My Facebook friends know that last week, during a political convention, I did not practice what I preached in a recent blog about avoiding making snarky comments on social media.
At one point, I apologized, but couldn’t resist making a few more. As one friend commented, though, snark can be a good way of asserting oneself when taken aback by what one witnesses.
Earlier on this blog I explained why I didn’t take to Facebook or this blog immediately after watching or reading the news: my reactionary self takes over when I would rather be reflective, at least in print or on the internet.
A few weeks back, I did write something passionate about the kind of presidential candidate I would be proud to have in the White House, which I viewed less as a political endorsement than a spiritual intervention. But you have been spared receiving that post today as I further deliberated, not afraid to be political but resisting being partisan. If you have read this blog for any length of time, my choice would not be news to you anyway.
The genius of the prayer Jesus taught his disciples is partly that each simple phrase can represent to the pray-er different things at different times in different contexts.
Such is true of “deliver us from evil.” Now I once surmised that the phrase, following hard on the heels of “lead us not into temptation,” must refer to the evil we ourselves might do, but in practice, I believe it also refers to the evil that others might do to us.

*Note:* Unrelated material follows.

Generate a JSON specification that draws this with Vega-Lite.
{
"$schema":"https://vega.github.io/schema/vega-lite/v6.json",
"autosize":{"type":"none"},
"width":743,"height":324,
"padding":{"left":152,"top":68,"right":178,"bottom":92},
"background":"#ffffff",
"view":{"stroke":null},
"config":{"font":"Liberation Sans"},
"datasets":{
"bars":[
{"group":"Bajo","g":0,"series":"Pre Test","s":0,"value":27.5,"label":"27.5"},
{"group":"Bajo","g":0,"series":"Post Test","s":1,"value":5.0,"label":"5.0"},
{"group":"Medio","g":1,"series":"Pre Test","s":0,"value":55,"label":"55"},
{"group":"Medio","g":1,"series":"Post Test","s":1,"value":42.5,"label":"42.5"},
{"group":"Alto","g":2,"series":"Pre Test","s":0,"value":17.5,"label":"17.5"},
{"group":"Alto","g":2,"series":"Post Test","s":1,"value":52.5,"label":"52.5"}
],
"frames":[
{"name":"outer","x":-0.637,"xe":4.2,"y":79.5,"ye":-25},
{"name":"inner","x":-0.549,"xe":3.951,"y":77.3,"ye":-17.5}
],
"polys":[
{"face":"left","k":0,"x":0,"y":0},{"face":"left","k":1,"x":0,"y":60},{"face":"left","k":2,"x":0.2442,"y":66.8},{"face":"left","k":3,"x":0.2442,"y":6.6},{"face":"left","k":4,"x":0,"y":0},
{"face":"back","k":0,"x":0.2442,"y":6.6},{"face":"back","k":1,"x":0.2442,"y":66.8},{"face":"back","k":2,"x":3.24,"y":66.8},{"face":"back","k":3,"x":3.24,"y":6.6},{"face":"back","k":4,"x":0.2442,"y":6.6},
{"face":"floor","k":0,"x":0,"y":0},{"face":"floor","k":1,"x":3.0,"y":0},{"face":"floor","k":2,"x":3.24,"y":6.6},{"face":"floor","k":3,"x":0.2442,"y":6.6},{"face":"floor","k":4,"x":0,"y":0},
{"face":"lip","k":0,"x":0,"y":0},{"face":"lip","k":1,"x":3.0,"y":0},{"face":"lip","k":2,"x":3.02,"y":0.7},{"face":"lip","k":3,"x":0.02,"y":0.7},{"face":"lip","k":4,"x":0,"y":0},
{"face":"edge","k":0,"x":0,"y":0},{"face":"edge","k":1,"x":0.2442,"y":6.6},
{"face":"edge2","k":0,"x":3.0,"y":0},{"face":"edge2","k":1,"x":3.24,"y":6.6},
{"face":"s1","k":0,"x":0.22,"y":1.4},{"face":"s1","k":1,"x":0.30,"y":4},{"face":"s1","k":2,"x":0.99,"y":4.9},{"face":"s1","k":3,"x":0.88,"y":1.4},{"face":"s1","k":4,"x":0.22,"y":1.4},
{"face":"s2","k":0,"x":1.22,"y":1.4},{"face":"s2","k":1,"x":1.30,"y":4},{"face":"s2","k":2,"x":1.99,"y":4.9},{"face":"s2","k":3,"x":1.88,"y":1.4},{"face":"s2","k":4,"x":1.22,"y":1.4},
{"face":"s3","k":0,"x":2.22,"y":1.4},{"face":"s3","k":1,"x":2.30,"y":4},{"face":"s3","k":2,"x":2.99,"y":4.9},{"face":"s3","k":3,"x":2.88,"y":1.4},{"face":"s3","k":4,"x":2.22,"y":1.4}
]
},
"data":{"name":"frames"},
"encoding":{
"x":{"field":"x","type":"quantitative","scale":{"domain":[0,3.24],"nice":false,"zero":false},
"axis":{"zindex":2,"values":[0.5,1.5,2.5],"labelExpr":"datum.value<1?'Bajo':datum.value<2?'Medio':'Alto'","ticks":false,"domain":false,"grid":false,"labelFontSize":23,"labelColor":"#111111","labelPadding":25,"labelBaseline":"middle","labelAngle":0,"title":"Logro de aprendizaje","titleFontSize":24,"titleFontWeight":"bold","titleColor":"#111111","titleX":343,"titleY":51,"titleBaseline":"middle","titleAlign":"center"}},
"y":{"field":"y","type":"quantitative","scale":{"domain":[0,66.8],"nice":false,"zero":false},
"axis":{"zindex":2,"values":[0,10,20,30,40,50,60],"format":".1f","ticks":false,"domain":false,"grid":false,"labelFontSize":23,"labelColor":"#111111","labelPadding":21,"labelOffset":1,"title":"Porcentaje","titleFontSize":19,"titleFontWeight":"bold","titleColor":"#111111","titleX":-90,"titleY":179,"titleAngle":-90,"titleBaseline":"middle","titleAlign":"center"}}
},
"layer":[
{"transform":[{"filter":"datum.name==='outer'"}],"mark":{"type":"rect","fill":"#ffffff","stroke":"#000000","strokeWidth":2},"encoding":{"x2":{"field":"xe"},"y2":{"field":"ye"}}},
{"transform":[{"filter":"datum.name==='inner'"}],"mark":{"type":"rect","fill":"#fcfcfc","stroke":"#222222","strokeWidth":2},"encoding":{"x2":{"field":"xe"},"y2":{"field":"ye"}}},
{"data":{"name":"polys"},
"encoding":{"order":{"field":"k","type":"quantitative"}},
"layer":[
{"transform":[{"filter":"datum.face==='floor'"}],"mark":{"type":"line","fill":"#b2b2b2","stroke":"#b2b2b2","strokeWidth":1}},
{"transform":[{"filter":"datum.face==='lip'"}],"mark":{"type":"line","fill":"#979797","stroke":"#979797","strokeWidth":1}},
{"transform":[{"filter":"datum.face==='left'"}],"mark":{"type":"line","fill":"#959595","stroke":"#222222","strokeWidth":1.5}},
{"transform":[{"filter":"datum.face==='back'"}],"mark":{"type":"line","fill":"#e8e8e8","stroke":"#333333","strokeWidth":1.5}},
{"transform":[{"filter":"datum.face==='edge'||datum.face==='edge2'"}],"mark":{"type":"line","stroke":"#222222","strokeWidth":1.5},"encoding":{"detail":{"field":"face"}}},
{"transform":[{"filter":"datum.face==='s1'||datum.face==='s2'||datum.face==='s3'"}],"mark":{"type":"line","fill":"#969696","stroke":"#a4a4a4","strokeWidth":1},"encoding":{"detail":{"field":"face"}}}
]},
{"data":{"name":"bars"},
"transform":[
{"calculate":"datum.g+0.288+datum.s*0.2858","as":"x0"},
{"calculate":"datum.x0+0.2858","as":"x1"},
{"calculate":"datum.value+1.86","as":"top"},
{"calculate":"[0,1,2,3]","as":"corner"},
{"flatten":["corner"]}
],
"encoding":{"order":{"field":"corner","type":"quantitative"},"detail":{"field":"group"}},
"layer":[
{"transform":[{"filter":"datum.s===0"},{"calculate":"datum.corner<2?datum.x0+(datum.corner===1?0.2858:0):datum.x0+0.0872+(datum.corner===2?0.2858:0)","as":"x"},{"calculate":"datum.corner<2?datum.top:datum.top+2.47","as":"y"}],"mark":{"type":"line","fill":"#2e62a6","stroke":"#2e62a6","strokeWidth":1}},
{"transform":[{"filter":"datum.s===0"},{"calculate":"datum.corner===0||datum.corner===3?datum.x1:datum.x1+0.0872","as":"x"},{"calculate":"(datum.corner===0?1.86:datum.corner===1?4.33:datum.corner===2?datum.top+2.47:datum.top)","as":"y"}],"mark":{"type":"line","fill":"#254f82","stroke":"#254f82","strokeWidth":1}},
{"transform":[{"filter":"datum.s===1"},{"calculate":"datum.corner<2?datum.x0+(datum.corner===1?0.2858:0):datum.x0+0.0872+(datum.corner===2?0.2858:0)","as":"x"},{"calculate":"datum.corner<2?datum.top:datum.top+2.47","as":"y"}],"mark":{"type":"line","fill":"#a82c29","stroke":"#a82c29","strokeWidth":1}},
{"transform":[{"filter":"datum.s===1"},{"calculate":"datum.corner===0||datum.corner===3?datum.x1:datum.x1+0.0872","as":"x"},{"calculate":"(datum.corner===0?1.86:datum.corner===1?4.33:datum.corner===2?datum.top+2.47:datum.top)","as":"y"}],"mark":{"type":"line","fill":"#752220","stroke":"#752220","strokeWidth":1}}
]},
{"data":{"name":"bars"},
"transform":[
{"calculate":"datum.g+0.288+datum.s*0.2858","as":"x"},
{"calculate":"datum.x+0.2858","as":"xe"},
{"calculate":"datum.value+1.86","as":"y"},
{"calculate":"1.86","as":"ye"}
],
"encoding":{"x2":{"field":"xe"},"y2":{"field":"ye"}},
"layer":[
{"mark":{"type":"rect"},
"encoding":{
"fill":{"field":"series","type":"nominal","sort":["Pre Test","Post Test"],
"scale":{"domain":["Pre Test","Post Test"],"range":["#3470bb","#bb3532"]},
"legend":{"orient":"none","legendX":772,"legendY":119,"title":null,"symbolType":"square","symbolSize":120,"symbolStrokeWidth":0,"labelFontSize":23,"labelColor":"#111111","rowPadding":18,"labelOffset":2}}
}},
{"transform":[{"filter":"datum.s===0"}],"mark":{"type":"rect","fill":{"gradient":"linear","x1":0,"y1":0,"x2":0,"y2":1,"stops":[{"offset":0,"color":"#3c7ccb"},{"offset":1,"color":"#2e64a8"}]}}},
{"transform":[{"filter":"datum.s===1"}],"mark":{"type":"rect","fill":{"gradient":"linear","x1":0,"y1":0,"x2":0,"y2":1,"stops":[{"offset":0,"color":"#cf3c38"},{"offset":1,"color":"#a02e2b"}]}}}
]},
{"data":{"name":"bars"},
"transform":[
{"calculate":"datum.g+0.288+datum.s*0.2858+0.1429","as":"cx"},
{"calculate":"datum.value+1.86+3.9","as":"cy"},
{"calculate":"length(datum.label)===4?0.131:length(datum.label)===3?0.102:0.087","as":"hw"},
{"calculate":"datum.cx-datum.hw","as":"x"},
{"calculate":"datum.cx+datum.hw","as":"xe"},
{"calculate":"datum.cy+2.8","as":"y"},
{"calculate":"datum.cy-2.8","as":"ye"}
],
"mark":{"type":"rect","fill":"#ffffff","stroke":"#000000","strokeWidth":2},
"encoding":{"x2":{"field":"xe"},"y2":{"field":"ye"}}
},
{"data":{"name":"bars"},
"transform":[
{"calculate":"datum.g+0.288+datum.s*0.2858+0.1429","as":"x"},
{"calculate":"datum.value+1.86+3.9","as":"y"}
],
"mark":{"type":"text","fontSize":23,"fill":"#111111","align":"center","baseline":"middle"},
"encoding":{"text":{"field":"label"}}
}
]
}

When I consider my own possible “evils” each morning that I pray those four words, all sorts come to mind. I may consider someone I’ve hurt, some malicious thought, feelings of envy, memories of past sins--or a snarky comment on Facebook! The list, unfortunately, goes on and on.

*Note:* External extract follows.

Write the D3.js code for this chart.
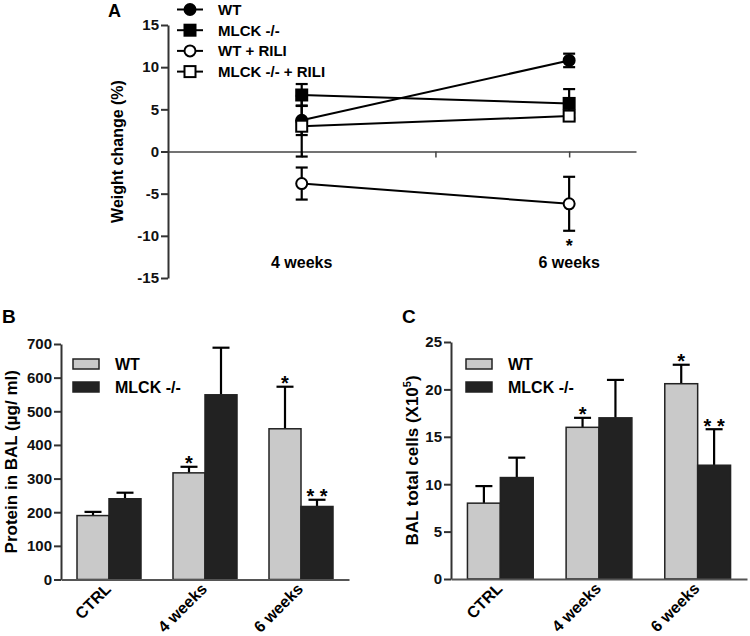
<!DOCTYPE html>
<html>
<head>
<meta charset="utf-8">
<script src="https://cdn.jsdelivr.net/npm/d3@7"></script>
<style>
  body { margin: 0; background: #fff; }
  svg { font-family: Arial, "Liberation Sans", sans-serif; font-weight: bold; }
  .axis path, .axis line { stroke: #333; stroke-width: 2px; }
  .axis text { font-size: 15px; font-weight: bold; fill: #111; font-family: Arial, "Liberation Sans", sans-serif; }
</style>
</head>
<body>
<div id="chart"></div>
<script>
// panel A - weight change
const weeks = [4, 6]
const weekLabels = ['4 weeks', '6 weeks']
const weightTicks = [-15, -10, -5, 0, 5, 10, 15]
const seriesA = ['WT', 'MLCK -/-', 'WT + RILI', 'MLCK -/- + RILI']
const wtWeight = [3.7, 10.8]
const wtWeightErr = [1.75, 0.8]
const mlckWeight = [6.7, 5.7]
const mlckWeightErr = [1.3, 1.7]
const wtRiliWeight = [-3.8, -6.2]
const wtRiliWeightErr = [1.9, 3.2]
const mlckRiliWeight = [3.0, 4.2]
const mlckRiliWeightErr = [3.6, 0.4]
const weightStars = ['', '', '', '*']  // only WT + RILI at 6 weeks

// panels B and C
const barGroups = ['CTRL', '4 weeks', '6 weeks']
const barSeries = ['WT', 'MLCK -/-']
const proteinTicks = [0, 100, 200, 300, 400, 500, 600, 700]
const wtProtein = [190, 317, 448]
const wtProteinErr = [11, 18, 125]
const mlckProtein = [240, 549, 217]
const mlckProteinErr = [18, 140, 20]
const wtProteinStars = ['', '*', '*']
const mlckProteinStars = ['', '', '* *']
const cellTicks = [0, 5, 10, 15, 20, 25]
const wtCells = [8.0, 16.0, 20.6]
const wtCellsErr = [1.8, 1.0, 2.0]
const mlckCells = [10.7, 17.0, 12.0]
const mlckCellsErr = [2.1, 4.0, 3.8]
const wtCellsStars = ['', '*', '*']
const mlckCellsStars = ['', '', '* *']

const svg = d3.select('#chart').append('svg')
  .attr('width', 750)
  .attr('height', 636)

// ---------- A ----------
const xA = d3.scaleLinear().domain([3, 6.5]).range([168, 636])
const yA = d3.scaleLinear().domain([-15, 15]).range([278, 25])

svg.append('text').attr('x', 108).attr('y', 17).attr('font-size', 18).text('A')

svg.append('g').attr('class', 'axis')
  .attr('transform', `translate(${xA(3)},0)`)
  .call(d3.axisLeft(yA).tickValues(weightTicks).tickFormat(d => String(d))
    .tickSize(7).tickPadding(2).tickSizeOuter(0))

svg.append('g').attr('class', 'axis')
  .attr('transform', `translate(0,${yA(0)})`)
  .call(d3.axisBottom(xA).tickValues([4, 5, 6]).tickSize(6).tickFormat('').tickSizeOuter(0))
  .call(g => g.selectAll('path, line').style('stroke', '#444').style('stroke-width', '1.5px'))

svg.append('text')
  .attr('transform', `translate(123,${yA(0)}) rotate(-90)`)
  .attr('text-anchor', 'middle').attr('font-size', 16)
  .text('Weight change (%)')

svg.selectAll('.weekLabel').data(weeks).enter().append('text')
  .attr('x', d => xA(d)).attr('y', 268)
  .attr('text-anchor', 'middle').attr('font-size', 16)
  .text((d, i) => weekLabels[i])

const seriesData = [
  { name: seriesA[0], vals: wtWeight, err: wtWeightErr, shape: 'circle', fill: '#000' },
  { name: seriesA[1], vals: mlckWeight, err: mlckWeightErr, shape: 'square', fill: '#000' },
  { name: seriesA[2], vals: wtRiliWeight, err: wtRiliWeightErr, shape: 'circle', fill: '#fff' },
  { name: seriesA[3], vals: mlckRiliWeight, err: mlckRiliWeightErr, shape: 'square', fill: '#fff' }
]

const line = d3.line().x((d, i) => xA(weeks[i])).y(d => yA(d))

function marker(g, s, x, y) {
  if (s.shape === 'circle') {
    g.append('circle').attr('cx', x).attr('cy', y).attr('r', 5.5)
      .attr('fill', s.fill).attr('stroke', '#000').attr('stroke-width', 2)
  } else {
    g.append('rect').attr('x', x - 5.5).attr('y', y - 5.5).attr('width', 11).attr('height', 11)
      .attr('fill', s.fill).attr('stroke', '#000').attr('stroke-width', 2)
  }
}

const plotA = svg.append('g')
seriesData.forEach(s => {
  plotA.append('path').attr('d', line(s.vals)).attr('fill', 'none')
    .attr('stroke', '#000').attr('stroke-width', 2)
})
seriesData.forEach(s => {
  s.vals.forEach((v, i) => {
    const x = xA(weeks[i])
    const lo = yA(v - s.err[i]), hi = yA(v + s.err[i])
    plotA.append('line').attr('x1', x).attr('x2', x).attr('y1', lo).attr('y2', hi)
      .attr('stroke', '#000').attr('stroke-width', 2.2)
    ;[lo, hi].forEach(yy => plotA.append('line').attr('x1', x - 6).attr('x2', x + 6)
      .attr('y1', yy).attr('y2', yy).attr('stroke', '#000').attr('stroke-width', 2.2))
  })
})
seriesData.forEach(s => {
  s.vals.forEach((v, i) => marker(plotA, s, xA(weeks[i]), yA(v)))
})

// star under WT + RILI at 6 weeks
svg.append('text')
  .attr('x', xA(weeks[1])).attr('y', yA(wtRiliWeight[1] - wtRiliWeightErr[1]) + 21)
  .attr('text-anchor', 'middle').attr('font-size', 18).text(weightStars[3])

// legend A
seriesData.forEach((s, i) => {
  const y = 9.5 + i * 20.7
  const g = svg.append('g')
  g.append('line').attr('x1', 177).attr('x2', 203).attr('y1', y).attr('y2', y)
    .attr('stroke', '#000').attr('stroke-width', 2)
  marker(g, s, 190, y)
  g.append('text').attr('x', 218).attr('y', y + 5.5).attr('font-size', 15).text(s.name)
})

// ---------- B and C ----------
function barPanel(opts) {
  const x = d3.scaleBand().domain(barGroups).range(opts.xRange)
    .paddingInner(1 / 3).paddingOuter(1 / 6)
  const xi = d3.scaleBand().domain(barSeries).range([0, x.bandwidth()])
  const y = d3.scaleLinear().domain(opts.domain).range(opts.yRange)
  const colors = ['#c9c9c9', '#222']

  svg.append('text').attr('x', opts.labelX).attr('y', 323).attr('font-size', 19).text(opts.letter)

  const vals = [opts.wt, opts.mlck]
  const errs = [opts.wtErr, opts.mlckErr]
  const stars = [opts.wtStars, opts.mlckStars]

  barSeries.forEach((s, si) => {
    const g = svg.append('g')
    const cx = d => x(d) + xi(s) + xi.bandwidth() / 2
    // error bars (upper only)
    g.selectAll('.err').data(barGroups).enter().append('line')
      .attr('x1', cx).attr('x2', cx)
      .attr('y1', (d, i) => y(vals[si][i]))
      .attr('y2', (d, i) => y(vals[si][i] + errs[si][i]))
      .attr('stroke', '#000').attr('stroke-width', 2.2)
    g.selectAll('.cap').data(barGroups).enter().append('line')
      .attr('x1', d => cx(d) - 8.5)
      .attr('x2', d => cx(d) + 8.5)
      .attr('y1', (d, i) => y(vals[si][i] + errs[si][i]))
      .attr('y2', (d, i) => y(vals[si][i] + errs[si][i]))
      .attr('stroke', '#000').attr('stroke-width', 2.2)
    g.selectAll('rect').data(barGroups).enter().append('rect')
      .attr('x', d => x(d) + xi(s))
      .attr('y', (d, i) => y(vals[si][i]))
      .attr('width', xi.bandwidth())
      .attr('height', (d, i) => y(0) - y(vals[si][i]))
      .attr('fill', colors[si]).attr('stroke', '#222').attr('stroke-width', 1.5)
    g.selectAll('.star').data(barGroups).enter().append('text')
      .attr('x', cx)
      .attr('y', (d, i) => y(vals[si][i] + errs[si][i]) + 3.5)
      .attr('text-anchor', 'middle').attr('font-size', 20)
      .text((d, i) => stars[si][i])
  })

  svg.append('g').attr('class', 'axis')
    .attr('transform', `translate(${opts.xRange[0]},0)`)
    .call(d3.axisLeft(y).tickValues(opts.ticks).tickSize(7).tickPadding(2).tickSizeOuter(0))

  svg.append('g').attr('class', 'axis')
    .attr('transform', `translate(0,${y(0)})`)
    .call(d3.axisBottom(x).tickSize(0).tickFormat('').tickSizeOuter(0))
    .call(g => g.select('path').style('stroke', '#555'))

  svg.selectAll('.xl' + opts.letter).data(barGroups).enter().append('text')
    .attr('transform', d => `translate(${x(d) + x.bandwidth() / 2 + 3},${y(0) + 10.5}) rotate(-45)`)
    .attr('text-anchor', 'end').attr('font-size', 16)
    .text(d => d)

  const yt = svg.append('text')
    .attr('transform', `translate(${opts.titleX},${(opts.yRange[0] + opts.yRange[1]) / 2}) rotate(-90)`)
    .attr('text-anchor', 'middle').attr('font-size', 17)
  opts.title(yt)

  // legend
  barSeries.forEach((s, i) => {
    const ly = 359 + i * 23
    svg.append('rect').attr('x', opts.legendX).attr('y', ly).attr('width', 26).attr('height', 10)
      .attr('fill', colors[i]).attr('stroke', '#222').attr('stroke-width', 1.5)
    svg.append('text').attr('x', opts.legendX + 42).attr('y', ly + 11)
      .attr('font-size', 16).text(s)
  })
}

barPanel({
  letter: 'B', labelX: 2, xRange: [61, 349], yRange: [579.5, 344], domain: [0, 700],
  ticks: proteinTicks, wt: wtProtein, wtErr: wtProteinErr, mlck: mlckProtein, mlckErr: mlckProteinErr,
  wtStars: wtProteinStars, mlckStars: mlckProteinStars, legendX: 73, titleX: 17,
  title: t => t.text('Protein in BAL (µg/ ml)')
})

barPanel({
  letter: 'C', labelX: 402, xRange: [451, 747], yRange: [579, 342], domain: [0, 25],
  ticks: cellTicks, wt: wtCells, wtErr: wtCellsErr, mlck: mlckCells, mlckErr: mlckCellsErr,
  wtStars: wtCellsStars, mlckStars: mlckCellsStars, legendX: 466, titleX: 418,
  title: t => {
    t.append('tspan').text('BAL total cells (X10')
    t.append('tspan').attr('font-size', 11).attr('dy', '-0.6em').text('5')
    t.append('tspan').attr('dy', '0.4em').text(')')
  }
})
</script>
</body>
</html>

As a relevant aside, let me dare to disagree with Jesus about the thought being equal to the deed.
I agree with him that we cannot feel self-satisfied because we haven’t acted on our lust—whether it be economic, sexual, religious, violent and so on. But I think we do better when we don’t act on our evil or selfish desires. At least then the harm done is only to ourselves, but when we act them out, we harm others, obviously.
I believe those we recognize as saints are those best able to restrain their worst impulses, if only their worst is to ignore the needs of the poor, the sick, the hungry, the homeless, the stranger.
Other evils I confront in myself, given the day or context or condition, are enervating fear, failing to stand up for or take care of myself, believing myself unworthy, thinking I have nothing more to say, avoiding conflict at all costs.
Just as often I think of evils outside my control: someone who disrespects me, a health challenge for me or someone else, the death of someone I love, an injustice that affects me or someone I care about, etc. I don’t expect God to “deliver” me from these problems as much as show me the way to deliverance that befits a follower of Jesus.
But “deliver us from evil” includes the qualifier “us.”
It’s not all about me, but all about us, and that expands the possibilities of evil worldwide: war, poverty, ignorance, violence, inequality, disease, divisiveness, environmental destruction, and all the “isms” that divide us. Again, I don’t expect God to solve the problems as much as inspire a solution—in me, and in the spiritual communities collectively praying this prayer.
As you can imagine, I sometimes experience long pauses after reciting each phrase of the Lord’s Prayer.
“Deliver us from evil” particularly gives me pause, especially in this political season.